L&PM: “A Divina Comédia” foi, originalmente, escrita em verso. Na sua opinião, a versão em prosa facilita a leitura dessa obra?
Eugênio: Creio que sim, pois a prosa é a forma do discurso com a qual estamos mais acostumados. Isso pode ajudar o leitor. Claro que isso vai depender da tradução e das decisões do tradutor ao fazer a versão. Além disso, algumas traduções em verso às vezes ficam mais difíceis de compreender do que os versos do original, pois são obrigadas a respeitar a métrica e as rimas no português, o que é dificílimo fazer. Por essa razão algumas vezes o texto em português fica mais difícil de compreender do que o italiano. Mas isso dependerá também do leitor. Aquele mais acostumado a ler versos, encara a leitura da Comédia com menos dificuldade.L&PM: Como é feita essa adaptação de poesia para prosa?
Eugênio: Primeiro tive que estabelecer alguns critérios. Por exemplo, usar a ordem direta do português – sujeito, verbo, complemento e circunstância – sempre que possível. O italiano do Inferno por exemplo é muito menos rebuscado do que transparece em algumas traduções nacionais dos séculos 19 e início do 20; por isso adotei esse critério. Estabelecidos os critérios, partia da versão em verso do italiano, sempre procurando manter a ordem das ideias e dos eventos do poema, prestando atenção nos recortes temáticos para poder, por exemplo, organizar os parágrafos, ausentes no poema. Depois, nas várias passagens problemáticas e complexas, consultava as traduções em verso.L&PM: Qual foi a versão original italiana que você utilizou para realizar sua tradução?
Eugênio: Foi a do Giorgio Petrocchi. É uma versão muito detalhada que este autor fez, com base nos manuscritos e códices mais conhecidos da obra. Não existe nenhum original da Comédia, ou melhor, não há nenhum manuscrito desta obra assinado por Dante. O que existem são versões que foram sendo estabelecidas no correr dos anos após a redação final do texto.L&PM: Como é possível que um texto de 700 anos siga fascinando os leitores?
Eugênio: Acho que a viagem pelo reino dos mortos é um tema humano que atrai muitos leitores, haja vista a febre por séries com mortos-vivos, zumbis, que vemos hoje por aí.
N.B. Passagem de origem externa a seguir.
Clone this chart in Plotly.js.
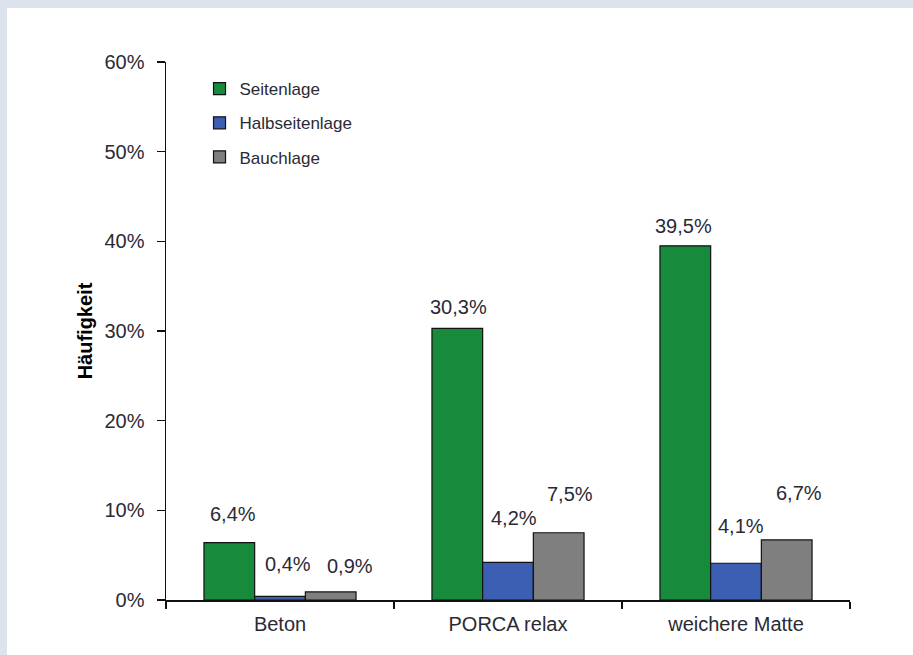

A Comédia é muito interessante porque o inferno, o grotesco e mesmo o fantástico são pano de fundo para a discussões humanas seminais, como a moral, a política, a religião, articuladas a reação pessoal dos personagens envolvidos em vários eventos pessoais, históricos etc.. Esses assuntos acabam circundados por uma atmosfera trágica (caso do Inferno), dramática (caso do Purgatório) e lírica (Paraíso) que dão a eles uma força única. Agora, sinceramente, não sei o alcance desta obra em termos de recepção real, de número de leitores. Muitos conhecem a COmédia, possuem o livro até, mas quantos o leem não faço ideia.L&PM: Consultar outras versões, mais antigas, em português facilita ou atrapalha?
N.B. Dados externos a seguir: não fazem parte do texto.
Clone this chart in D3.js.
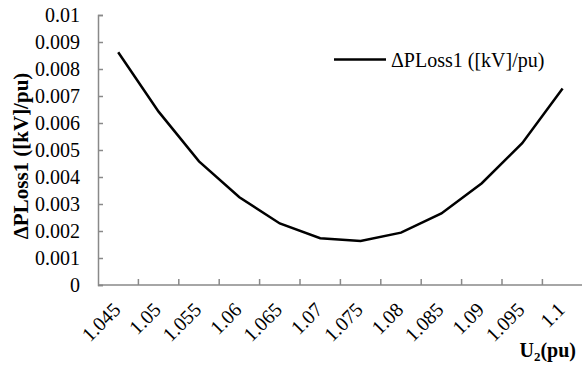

Eugênio: Ajuda. Sugiro até que o leitor leia versão em prosa acompanhada de versões em verso. Até mesmo em italiano.L&PM: Célebres escritores verteram alguns cantos de Dante, como Machado de Assis e Mário de Andrade? Qual a sua opinião sobre essas traduções?
Eugênio: Machado traduziu um canto; Mário de Andrade, não. O Mário analisou um poema de Machado (“Última jornada”) onde o modernista viu uma clara “adaptação” do canto V do Inferno. Além de Machado, Dante Milano, Henriqueta Lisboa, Augusto e Haroldo de Campos traduziram esparsamente versos do escritor florentino. As traduções dos irmãos Campos são primorosas; eu as recomendo para quem não lê em italiano (e pra quem lê também) e quer ter uma sensação mais aproximada do lirismo do texto original. A tradução do Machado também é muito boa, evita os torcicolos sintáticos que seus contemporâneos adoravam empregar nas traduções em geral. Muito boas também são as de Dante Milano e da Henriqueta Lisboa. Nenhum desses autores traduziu a obra integralmente, isso só foi feito por tradutores.